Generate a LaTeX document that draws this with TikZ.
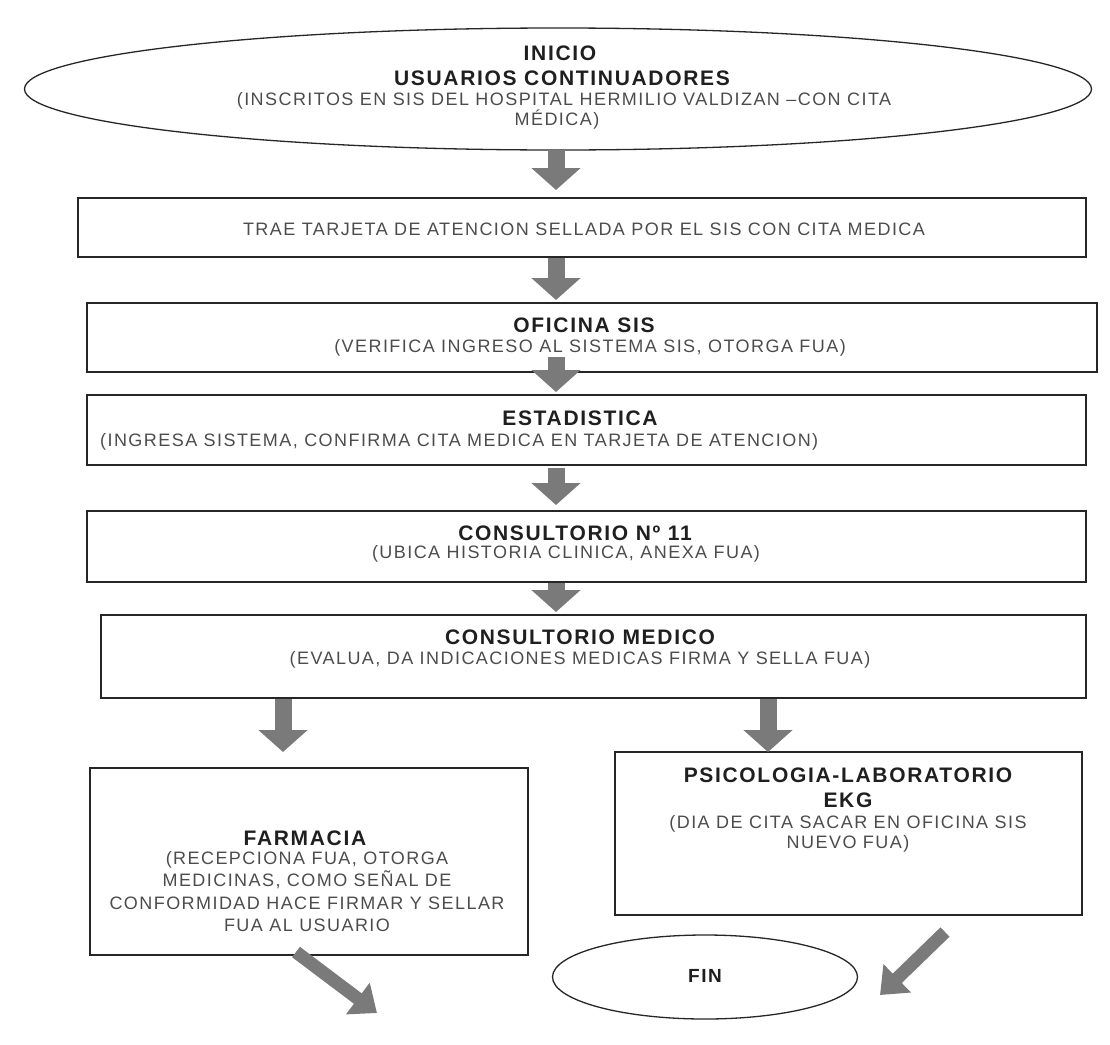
\documentclass[tikz,border=0pt]{standalone}
\usepackage{fontspec}
\setmainfont{Liberation Sans}
\newfontfamily\spacedsans{Liberation Sans}[LetterSpace=8]
\usetikzlibrary{arrows.meta, positioning, shapes.geometric}
\definecolor{lineGray}{gray}{0.15}
\definecolor{arrowGray}{gray}{0.48}
\definecolor{textDark}{gray}{0.12}
\definecolor{textSub}{gray}{0.3}

\tikzset{
  stepbox/.style={draw=lineGray, line width=1.4pt, rectangle, inner sep=0pt},
  endcap/.style={draw=lineGray, line width=1.3pt, ellipse, inner sep=0pt},
  ttl/.style={font=\spacedsans\fontsize{21}{23}\selectfont\bfseries, text=textDark, inner sep=0pt},
  sub/.style={font=\spacedsans\fontsize{18}{21}\selectfont, text=textSub, inner sep=0pt, align=center},
  bigarrow/.style={draw=arrowGray, line width=17pt, -{Triangle[width=48pt,length=22pt]}},
  diagarrow/.style={draw=arrowGray, line width=13pt, -{Triangle[width=38pt,length=24pt]}},
}

\begin{document}
\begin{tikzpicture}[x=1pt, y=-1pt]
    \useasboundingbox (0,0) rectangle (1110,1044);

    % start and end
    \node[endcap, minimum width=1067pt, minimum height=122pt] (ini) at (558,89) {};
    \node[endcap, minimum width=305pt, minimum height=84pt] (fin) at (705,977) {};

    % boxes
    \node[stepbox, minimum width=1008pt, minimum height=59pt] (trae) at (582,227.5) {};
    \node[stepbox, minimum width=1010pt, minimum height=69pt] (sis) at (592,337.5) {};
    \node[stepbox, minimum width=999pt, minimum height=70pt] (est) at (586.5,430) {};
    \node[stepbox, minimum width=999pt, minimum height=71pt] (cons) at (586.5,546.5) {};
    \node[stepbox, minimum width=985pt, minimum height=83pt] (med) at (593.5,656.5) {};
    \node[stepbox, minimum width=438pt, minimum height=187pt] (farm) at (309,861.5) {};
    \node[stepbox, minimum width=467pt, minimum height=163pt] (psi) at (848.5,833.5) {};

    % texts
    \node[ttl] (iniA) at (560,53) {INICIO};
    \node[ttl] (iniB) at (562,78) {USUARIOS CONTINUADORES};
    \node[sub] (iniC) at (564,101) {(INSCRITOS EN SIS DEL HOSPITAL HERMILIO VALDIZAN –CON CITA};
    \node[sub] (iniD) at (557,120) {MÉDICA)};
    \node[sub] (traeT) at (584,229) {TRAE TARJETA DE ATENCION SELLADA POR EL SIS CON CITA MEDICA};
    \node[ttl] (sisA) at (584,325) {OFICINA SIS};
    \node[sub] (sisB) at (590,348) {(VERIFICA INGRESO AL SISTEMA SIS, OTORGA FUA)};
    \node[ttl] (estA) at (580,418) {ESTADISTICA};
    \node[sub, anchor=west] (estB) at (100,442) {(INGRESA SISTEMA, CONFIRMA CITA MEDICA EN TARJETA DE ATENCION)};
    \node[ttl] (consA) at (575,533) {CONSULTORIO Nº 11};
    \node[sub] (consB) at (566,554) {(UBICA HISTORIA CLINICA, ANEXA FUA)};
    \node[ttl] (medA) at (580,637) {CONSULTORIO MEDICO};
    \node[sub] (medB) at (580,660) {(EVALUA, DA INDICACIONES MEDICAS FIRMA Y SELLA FUA)};
    \node[ttl] (farmA) at (305,838) {FARMACIA};
    \node[sub, anchor=north, font=\spacedsans\fontsize{18}{22.5}\selectfont] (farmB) at (307,851) {(RECEPCIONA FUA, OTORGA\\MEDICINAS, COMO SEÑAL DE\\CONFORMIDAD HACE FIRMAR Y SELLAR\\FUA AL USUARIO};
    \node[ttl] (psiA) at (848,775) {PSICOLOGIA-LABORATORIO};
    \node[ttl] (psiB) at (848,800) {EKG};
    \node[sub, anchor=north, font=\spacedsans\fontsize{18}{20.5}\selectfont] (psiC) at (848,815) {(DIA DE CITA SACAR EN OFICINA SIS\\NUEVO FUA)};
    \node[ttl, font=\spacedsans\fontsize{19}{21}\selectfont\bfseries] (finT) at (705,976) {FIN};

    % arrow ends
    \coordinate (axis) at (556,150);
    \coordinate (aL) at (283,752);
    \coordinate (aR) at (768,752);
    \coordinate (dLs) at (296,952);
    \coordinate (dLe) at (377,1013);
    \coordinate (dRs) at (945,932);
    \coordinate (dRe) at (880,995);

    % arrows
    \draw[bigarrow] (axis) -- (axis |- 0,190);
    \draw[bigarrow] (axis |- trae.south) -- (axis |- 0,300);
    \draw[bigarrow] (axis |- 0,357) -- (axis |- 0,392);
    \draw[bigarrow] (axis |- 0,468) -- (axis |- 0,505);
    \draw[bigarrow] (axis |- cons.south) -- (axis |- 0,612);
    \draw[bigarrow] (med.south -| aL) -- (aL);
    \draw[bigarrow] (med.south -| aR) -- (aR);
    \draw[diagarrow] (dLs) -- (dLe);
    \draw[diagarrow] (dRs) -- (dRe);
\end{tikzpicture}
\end{document}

Task brief = Return exactly what appears from the opening line of the material through the line with "(0,0) rectangle (1110,1044);", apart from the pictures.

Full solution =
Generate a LaTeX document that draws this with TikZ.
\documentclass[tikz,border=0pt]{standalone}
\usepackage{fontspec}
\setmainfont{Liberation Sans}
\newfontfamily\spacedsans{Liberation Sans}[LetterSpace=8]
\usetikzlibrary{arrows.meta, positioning, shapes.geometric}
\definecolor{lineGray}{gray}{0.15}
\definecolor{arrowGray}{gray}{0.48}
\definecolor{textDark}{gray}{0.12}
\definecolor{textSub}{gray}{0.3}

\tikzset{
  stepbox/.style={draw=lineGray, line width=1.4pt, rectangle, inner sep=0pt},
  endcap/.style={draw=lineGray, line width=1.3pt, ellipse, inner sep=0pt},
  ttl/.style={font=\spacedsans\fontsize{21}{23}\selectfont\bfseries, text=textDark, inner sep=0pt},
  sub/.style={font=\spacedsans\fontsize{18}{21}\selectfont, text=textSub, inner sep=0pt, align=center},
  bigarrow/.style={draw=arrowGray, line width=17pt, -{Triangle[width=48pt,length=22pt]}},
  diagarrow/.style={draw=arrowGray, line width=13pt, -{Triangle[width=38pt,length=24pt]}},
}

\begin{document}
\begin{tikzpicture}[x=1pt, y=-1pt]
    \useasboundingbox (0,0) rectangle (1110,1044);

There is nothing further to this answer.